Tech and safety: not a basic city car anymore
One of the biggest surprises is how grown-up the equipment level feels. The techno version comes with features you would not always expect in a small EV at this price level, including Google built-in, smartphone mirroring, rear parking assistance and a digital reversing camera.
Renault’s own communications also emphasise that the Twingo E-Tech Electric brings technology normally found higher up the market into a small electric car. The Twingo still feels like a simple car, but not an old-fashioned one. It has the right technology, in the right places, without pretending to be a rolling smartphone.
Price: this is the argument
The Twingo E-Tech Electric makes its strongest case with price. At €21,300 for the techno version, this is one of the few new electric cars that actually feels accessible again. And while “affordable” is always relative in today’s car market, the Twingo feels like Renault is at least trying to bring electric mobility back to a more realistic level.

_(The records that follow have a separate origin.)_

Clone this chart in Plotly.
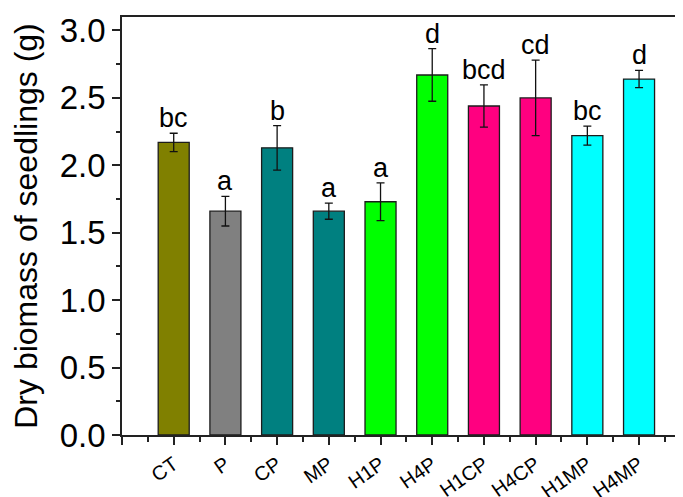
import plotly.graph_objects as go

categories = ["CT", "P", "CP", "MP", "H1P", "H4P", "H1CP", "H4CP", "H1MP", "H4MP"]
values = [2.17, 1.66, 2.13, 1.66, 1.73, 2.67, 2.44, 2.50, 2.22, 2.64]
errors = [0.068, 0.11, 0.165, 0.06, 0.14, 0.195, 0.157, 0.28, 0.07, 0.064]
letters = ["bc", "a", "b", "a", "a", "d", "bcd", "cd", "bc", "d"]
colors = ["#808000", "#808080", "#008080", "#008080", "#00FF00",
          "#00FF00", "#FF0080", "#FF0080", "#00FFFF", "#00FFFF"]
y_ticks = [0.0, 0.5, 1.0, 1.5, 2.0, 2.5, 3.0]

pos = list(range(len(categories)))
FONT = "Liberation Sans, Arial, sans-serif"

fig = go.Figure()
fig.add_trace(go.Bar(
    x=pos, y=values, width=0.6,
    marker=dict(color=colors, line=dict(color="#1c1c1c", width=1.3)),
    error_y=dict(type="data", array=errors, visible=True,
                 color="#111111", thickness=1.3, width=4),
    showlegend=False,
))

for xi, v, e, t in zip(pos, values, errors, letters):
    fig.add_annotation(x=xi, y=v + e, text=t, showarrow=False,
                       yanchor="bottom", yshift=-2,
                       font=dict(family=FONT, size=27, color="#000000"))

fig.update_layout(
    width=675, height=489,
    margin=dict(l=114, r=0, t=9, b=62),
    plot_bgcolor="white", paper_bgcolor="white",
    font=dict(family=FONT, color="#000000"),
    bargap=0.4,
    xaxis=dict(
        range=[-1, 9.85],
        automargin=False,
        tickmode="array",
        tickvals=[-1] + pos,
        ticktext=[""] + categories,
        tickangle=-35,
        tickfont=dict(family=FONT, size=20),
        ticks="outside", ticklen=8, tickwidth=1.5, tickcolor="#222222",
        minor=dict(tickmode="linear", tick0=-1, dtick=0.5, ticks="outside",
                   ticklen=5, tickwidth=1.5, tickcolor="#222222"),
        showline=True, linecolor="#222222", linewidth=1.8,
        mirror=True,
        showgrid=False, zeroline=False,
    ),
    yaxis=dict(
        range=[0, 3.1],
        automargin=False,
        tickmode="array", tickvals=y_ticks,
        ticktext=[f"{v:.1f}" for v in y_ticks],
        tickfont=dict(family=FONT, size=33),
        ticks="outside", ticklen=8, tickwidth=1.5, tickcolor="#222222",
        minor=dict(tickmode="linear", tick0=0, dtick=0.25, ticks="outside",
                   ticklen=4, tickwidth=1.5, tickcolor="#222222"),
        showline=True, linecolor="#222222", linewidth=1.8,
        showgrid=False, zeroline=False,
        title=dict(text="Dry biomass of seedlings (g)",
                   font=dict(family=FONT, size=32), standoff=12),
    ),
)

fig.write_html("out.html")
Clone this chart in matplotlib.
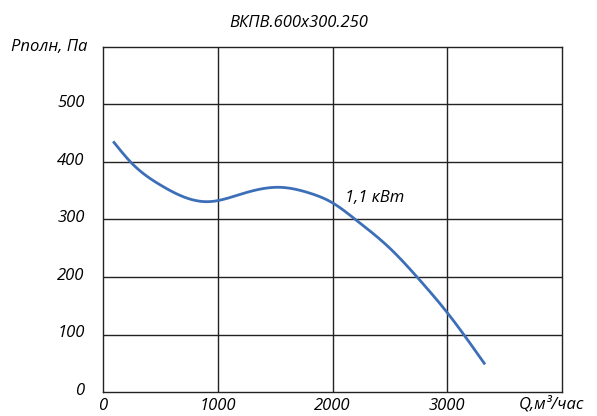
import numpy as np
import matplotlib.pyplot as plt

q = [96, 250, 500, 750, 920, 1200, 1540, 1800, 2000, 2200, 2500, 2750, 3000, 3322]
p = [434, 398, 360, 336, 331, 344, 356, 346, 329, 300, 250, 197, 138, 50]
xticks = [0, 1000, 2000, 3000]
yticks = [0, 100, 200, 300, 400, 500]

plt.rcParams['font.family'] = ['Open Sans', 'DejaVu Sans']
plt.rcParams['font.style'] = 'italic'

fig = plt.figure(figsize=(5.97, 4.16), dpi=100)
ax = fig.add_axes([103/597, 1-392/416, (562-103)/597, (392-47)/416])


def natural_spline(x, y, xs):
    # natural cubic spline through the read points
    x = np.asarray(x, float)
    y = np.asarray(y, float)
    n = len(x)
    h = np.diff(x)
    A = np.zeros((n, n))
    b = np.zeros(n)
    A[0, 0] = A[-1, -1] = 1
    for i in range(1, n - 1):
        A[i, i-1] = h[i-1]
        A[i, i] = 2 * (h[i-1] + h[i])
        A[i, i+1] = h[i]
        b[i] = 3 * ((y[i+1] - y[i]) / h[i] - (y[i] - y[i-1]) / h[i-1])
    c = np.linalg.solve(A, b)
    k = np.clip(np.searchsorted(x, xs) - 1, 0, n - 2)
    dx = xs - x[k]
    bb = (y[k+1] - y[k]) / h[k] - h[k] * (2 * c[k] + c[k+1]) / 3
    d = (c[k+1] - c[k]) / (3 * h[k])
    return y[k] + bb * dx + c[k] * dx**2 + d * dx**3


xs = np.linspace(q[0], q[-1], 400)
ax.plot(xs, natural_spline(q, p, xs), color='#3d6fb8', lw=2)

ax.set_xlim(0, 4000)
ax.set_ylim(0, 600)
ax.set_xticks([1000, 2000, 3000])
ax.set_yticks([100, 200, 300, 400, 500])
ax.grid(True, color='#222222', lw=1)
ax.tick_params(length=0, labelbottom=False, labelleft=False)
for s in ax.spines.values():
    s.set_color('#222222')
    s.set_linewidth(1)

fs = 12
for v in xticks:
    ax.text(v, -24, str(v), ha='center', va='center', fontsize=fs)
for v in yticks:
    ax.text(-160, v + 2, str(v), ha='right', va='center', fontsize=fs)
ax.text(-140, 600, 'Pполн, Па', ha='right', va='center', fontsize=fs)
ax.text(3620, -22, 'Q,м³/час', ha='left', va='center', fontsize=fs)
ax.text(2110, 338, '1,1 кВт', ha='left', va='center', fontsize=fs)
fig.text(0.5, 1 - 23/416, 'ВКПВ.600x300.250', ha='center', va='center', fontsize=12)

fig.savefig('out.png', dpi=100)
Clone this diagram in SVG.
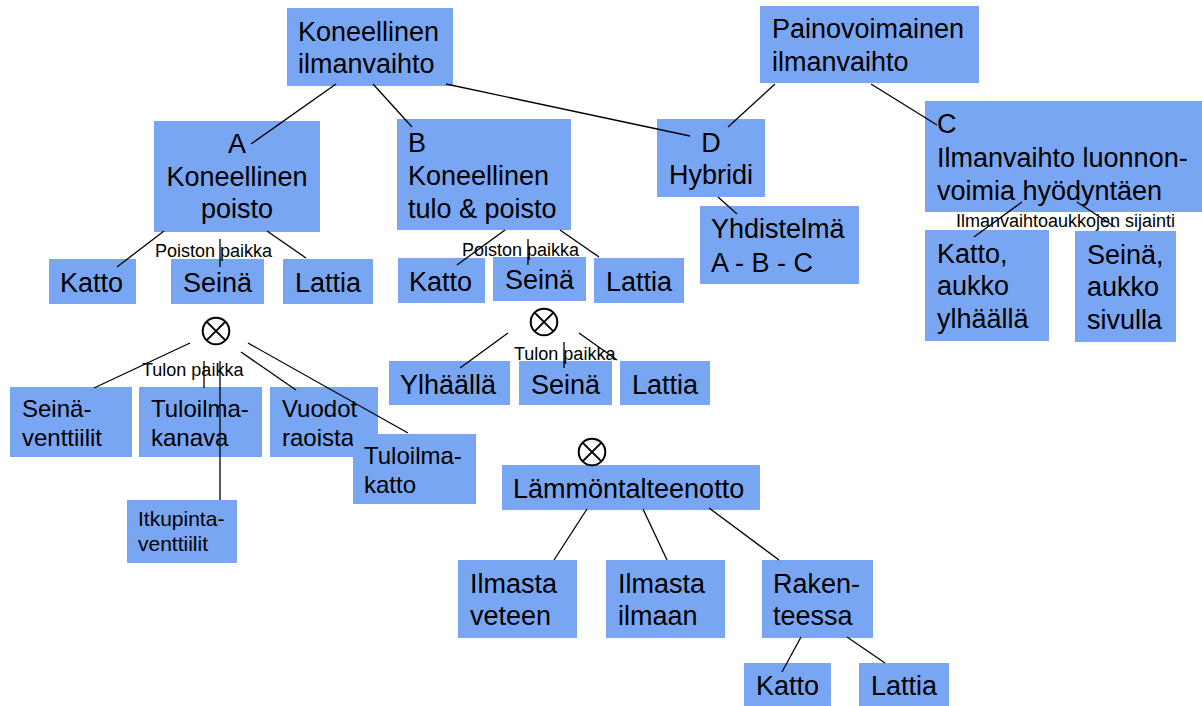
<svg xmlns="http://www.w3.org/2000/svg" width="1202" height="706" viewBox="0 0 1202 706">
<style>
.b{fill:#78A6F2}
.t{font-family:"Liberation Sans",Arial,sans-serif;font-size:27px;fill:#000}
.m{font-family:"Liberation Sans",Arial,sans-serif;font-size:24px;fill:#000}
.s{font-family:"Liberation Sans",Arial,sans-serif;font-size:21px;fill:#000}
.l{font-family:"Liberation Sans",Arial,sans-serif;font-size:18px;fill:#000}
.c{text-anchor:middle}
#connectors line{stroke:#000;stroke-width:1.3}
.x{fill:none;stroke:#000;stroke-width:2}
</style>
<defs>
<g id="otimes"><circle class="x" cx="0" cy="0" r="13.3"/><line class="x" x1="-9.4" y1="-9.4" x2="9.4" y2="9.4"/><line class="x" x1="-9.4" y1="9.4" x2="9.4" y2="-9.4"/></g>
</defs>
<rect width="1202" height="706" fill="#fff"/>

<g id="n-koneellinen"><rect class="b" x="287" y="8" width="166" height="78"/><text class="t" x="298" y="41">Koneellinen</text><text class="t" x="298" y="73">ilmanvaihto</text></g>
<g id="n-painovoimainen"><rect class="b" x="760" y="6" width="219" height="77"/><text class="t" x="772" y="38">Painovoimainen</text><text class="t" x="772" y="71">ilmanvaihto</text></g>
<g id="n-a"><rect class="b" x="154" y="121" width="166" height="111"/><text class="t c" x="237" y="153">A</text><text class="t c" x="237" y="186">Koneellinen</text><text class="t c" x="237" y="218">poisto</text></g>
<g id="n-b"><rect class="b" x="397" y="119" width="174" height="111"/><text class="t" x="408" y="152">B</text><text class="t" x="408" y="185">Koneellinen</text><text class="t" x="408" y="218">tulo &amp; poisto</text></g>
<g id="n-d"><rect class="b" x="657" y="119" width="108" height="78"/><text class="t c" x="711" y="152">D</text><text class="t c" x="711" y="184">Hybridi</text></g>
<g id="n-c"><rect class="b" x="925" y="101" width="277" height="111"/><text class="t" x="937" y="133">C</text><text class="t" x="937" y="167">Ilmanvaihto luonnon-</text><text class="t" x="937" y="200">voimia hyödyntäen</text></g>
<g id="n-yhdistelma"><rect class="b" x="700" y="206" width="159" height="78"/><text class="t" x="711" y="238">Yhdistelmä</text><text class="t" x="711" y="272">A - B - C</text></g>

<g id="n-a-katto"><rect class="b" x="49" y="259" width="87" height="45"/><text class="t" x="60" y="292">Katto</text></g>
<g id="n-a-seina"><rect class="b" x="171" y="259" width="93" height="45"/><text class="t" x="183" y="292">Seinä</text></g>
<g id="n-a-lattia"><rect class="b" x="283" y="259" width="90" height="45"/><text class="t" x="295" y="292">Lattia</text></g>
<g id="n-b-katto"><rect class="b" x="398" y="258" width="87" height="45"/><text class="t" x="409" y="291">Katto</text></g>
<g id="n-b-seina"><rect class="b" x="493" y="257" width="93" height="44"/><text class="t" x="505" y="289">Seinä</text></g>
<g id="n-b-lattia"><rect class="b" x="594" y="258" width="90" height="45"/><text class="t" x="606" y="291">Lattia</text></g>

<g id="n-c-katto"><rect class="b" x="925" y="230" width="124" height="111"/><text class="t" x="937" y="263">Katto,</text><text class="t" x="937" y="295">aukko</text><text class="t" x="937" y="328">ylhäällä</text></g>
<g id="n-c-seina"><rect class="b" x="1075" y="231" width="101" height="111"/><text class="t" x="1087" y="264">Seinä,</text><text class="t" x="1087" y="296">aukko</text><text class="t" x="1087" y="329">sivulla</text></g>

<g id="n-b-ylhaalla"><rect class="b" x="389" y="361" width="121" height="44"/><text class="t" x="400" y="394">Ylhäällä</text></g>
<g id="n-b-seina2"><rect class="b" x="519" y="361" width="93" height="44"/><text class="t" x="531" y="394">Seinä</text></g>
<g id="n-b-lattia2"><rect class="b" x="620" y="361" width="90" height="44"/><text class="t" x="632" y="394">Lattia</text></g>

<g id="n-seinaventtiilit"><rect class="b" x="10" y="387" width="122" height="70"/><text class="m" x="22" y="417">Seinä-</text><text class="m" x="22" y="446">venttiilit</text></g>
<g id="n-tuloilmakanava"><rect class="b" x="139" y="387" width="123" height="70"/><text class="m" x="151" y="417">Tuloilma-</text><text class="m" x="151" y="446">kanava</text></g>
<g id="n-vuodot"><rect class="b" x="270" y="387" width="108" height="70"/><text class="m" x="282" y="417">Vuodot</text><text class="m" x="282" y="446">raoista</text></g>
<g id="n-tuloilmakatto"><rect class="b" x="353" y="434" width="123" height="70"/><text class="m" x="364" y="464">Tuloilma-</text><text class="m" x="364" y="493">katto</text></g>
<g id="n-itkupinta"><rect class="b" x="127" y="500" width="110" height="63"/><text class="s" x="138" y="526">Itkupinta-</text><text class="s" x="138" y="551">venttiilit</text></g>

<g id="n-lammontalteenotto"><rect class="b" x="502" y="465" width="258" height="45"/><text class="t" x="513" y="498">Lämmöntalteenotto</text></g>
<g id="n-veteen"><rect class="b" x="458" y="560" width="119" height="78"/><text class="t" x="470" y="593">Ilmasta</text><text class="t" x="470" y="625">veteen</text></g>
<g id="n-ilmaan"><rect class="b" x="606" y="560" width="119" height="78"/><text class="t" x="618" y="593">Ilmasta</text><text class="t" x="618" y="625">ilmaan</text></g>
<g id="n-rakenteessa"><rect class="b" x="762" y="560" width="111" height="78"/><text class="t" x="773" y="593">Raken-</text><text class="t" x="773" y="625">teessa</text></g>
<g id="n-r-katto"><rect class="b" x="744" y="663" width="87" height="43"/><text class="t" x="756" y="695">Katto</text></g>
<g id="n-r-lattia"><rect class="b" x="859" y="663" width="90" height="43"/><text class="t" x="871" y="695">Lattia</text></g>

<g id="connectors">
<line x1="336" y1="84" x2="251" y2="144"/>
<line x1="373" y1="84" x2="412" y2="127"/>
<line x1="446" y1="84" x2="690" y2="136"/>
<line x1="775" y1="84" x2="728" y2="127"/>
<line x1="871" y1="84" x2="937" y2="125"/>
<line x1="718" y1="197" x2="737" y2="214"/>
<line x1="164" y1="231" x2="117" y2="267"/>
<line x1="220" y1="239" x2="220" y2="267"/>
<line x1="267" y1="231" x2="306" y2="258"/>
<line x1="505" y1="230" x2="457" y2="265"/>
<line x1="528" y1="239" x2="528" y2="265"/>
<line x1="560" y1="230" x2="599" y2="257"/>
<line x1="508" y1="333" x2="460" y2="368"/>
<line x1="564" y1="342" x2="564" y2="368"/>
<line x1="579" y1="333" x2="617" y2="360"/>
<line x1="1022" y1="202" x2="974" y2="237"/>
<line x1="1077" y1="202" x2="1115" y2="227"/>
<line x1="190" y1="343" x2="94" y2="388"/>
<line x1="204" y1="361" x2="204" y2="388"/>
<line x1="220" y1="361" x2="220" y2="500"/>
<line x1="241" y1="352" x2="296" y2="390"/>
<line x1="248" y1="343" x2="408" y2="433"/>
<line x1="587" y1="509" x2="554" y2="560"/>
<line x1="643" y1="509" x2="667" y2="560"/>
<line x1="709" y1="508" x2="779" y2="560"/>
<line x1="801" y1="637" x2="782" y2="672"/>
<line x1="847" y1="637" x2="885" y2="663"/>
</g>

<g id="labels">
<text class="l" x="155" y="257">Poiston paikka</text>
<text class="l" x="462" y="256">Poiston paikka</text>
<text class="l" x="142" y="376">Tulon paikka</text>
<text class="l" x="514" y="360">Tulon paikka</text>
<text class="l" x="956" y="227">Ilmanvaihtoaukkojen sijainti</text>
</g>

<g id="n-otimes1"><use href="#otimes" x="216" y="331"/></g>
<g id="n-otimes2"><use href="#otimes" x="544" y="322"/></g>
<g id="n-otimes3"><use href="#otimes" x="592" y="452"/></g>
</svg>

Too many EVs have become too big, too heavy and too expensive. The Twingo goes in the opposite direction. Smaller battery, lower weight, lower price, enough range and a focus on actual daily use.
AutoNext Verdict
The Renault Twingo E-Tech Electric is a genius little car. Not because it is perfect. It is not. It is not fast, it is not luxurious, and on rougher roads you can feel that it remains a simple small car underneath. But that is also why it works.
It is cheerful, practical, easy to drive, efficient and genuinely charming. It understands that not every EV needs to be a heavy long-distance machine. Some electric cars should simply make city driving easier, cheaper and more fun. The new Twingo does exactly that.
It brings back the joy of small cars without ignoring what modern buyers need: decent range, smart tech, flexible space and a price that still feels somewhat human. Renault is on a roll with its small electric cars. And the Twingo might be the happiest one yet.